Filb Filb, once again, has unveiled a reason why crypto investors shouldn’t be all too gloomy. The analyst recently wrote that the number of UTXOs (Unspent Transaction Outputs) on the Bitcoin blockchain is nearing the all-time high it established at the peak of 2017’s BTC run, indicating that “accumulation is real.”
The prominent trader claims that this uptick in UTXOs, which signals that a growing number of Bitcoin receivers are “HODLing” their coins, was a result of December’s capitulation event, which brought BTC from $6,000 to $3,000.
While growth in UTXOs doesn’t explicitly indicate a bottom, a research piece from the New York-based Delphi Digital once explained that accumulation in this statistic should present a positive sign for Bitcoin. The Anthony Pompliano-backed research boutique wrote in January that the crypto market is likely to bottom in Q1 of 2019, citing an array of historical trends in the movements of the UTXO value, as it signals renewed optimism in BTC.
Institutions, Retail Investors Stacking Sats
Although UTXOs can be artificially inflated, other data points suggest that investors across the board actually are accumulating cryptocurrencies for the long haul.
Citing data from Blockchair, Blockchain.com, among other data providers, crypto publication Diar noted that “Bitcoin addresses show that retail investor attitudes remain strong.” The publication remarked that the number of addresses holding one to ten BTC, valued between $4,000 and $40,000 at current rates, is up by 5% since Bitcoin’s $20,000 peak in late-2017. Save for a hiccup in late-2018, as some of these addresses, presumably owned largely in part by mom & pop investors, liquidated their holdings in November’s plunge, this statistic is up consistently month-over-month.

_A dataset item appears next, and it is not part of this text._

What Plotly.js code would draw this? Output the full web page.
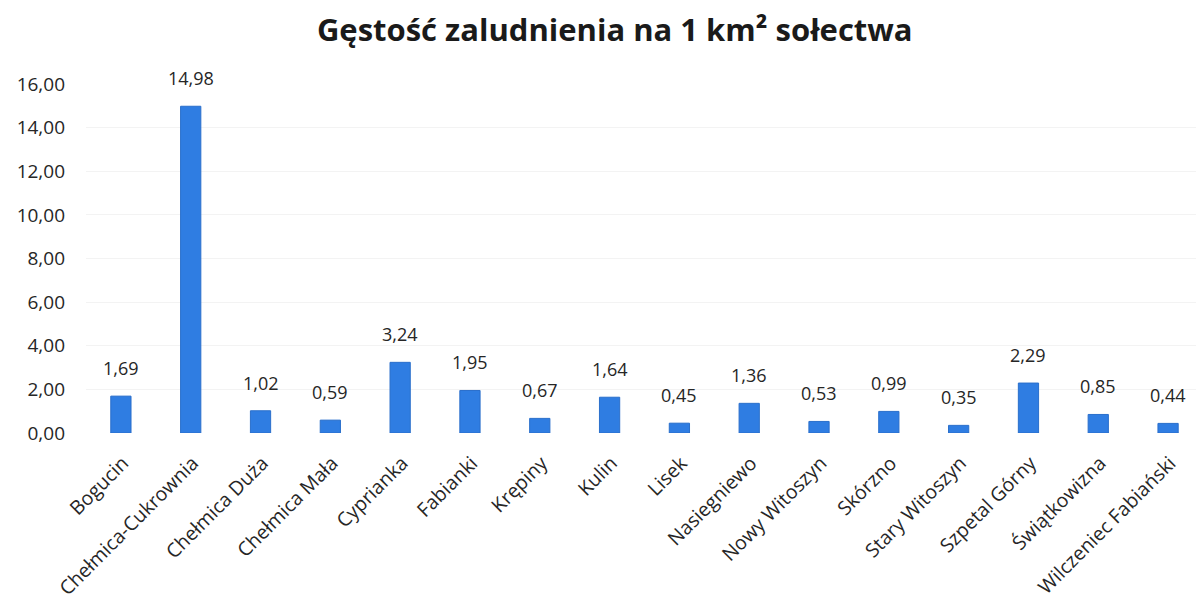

On the institutional side, Grayscale Investments was recently revealed to have approximately 1% of all Bitcoin in circulation under its care — an evidently staggering sum. Weeks later, the American company, an arm of the New York-based Digital Currency Group, took to its 2018 debrief to explain that it had raised $237 million from institutional investors alone in 2018, accentuating that bigwigs are still throwing money into this space.
Not Accumulation Season Yet?
While there seems to be a whole lot of hubbub in regards to accumulation, one analyst argues that it isn’t exactly time to scoop up BTC just yet. As reported by Ethereum World News, Murad Mahmudov, a partner at Adaptive Capital, recently argued that the cryptocurrency has yet to enter its “accumulation” region,” as it still is susceptible to lower lows.
He expects for Bitcoin to enter a region of “hell,” in which the asset will range trade between $1,700 and $3,000 as 2020’s halving event nears.
The reason why he expects for a sub-$3,000 is due to a combination of historical and fundamentals factors.
In a tweetstorm, Mahmudov explained that the waning number of Bitcoin-related comments on Twitter, as per BitInfo, should indicate that there remain very few people that care about decentralized, sovereign, uninflatable currency, thus limiting Bitcoin’s upside. The prominent analyst, who formerly worked on Wall Street, added that he expects for a “Final Capitulation” to play out, which will see BTC drop by potentially another 50% in a dramatic wick event.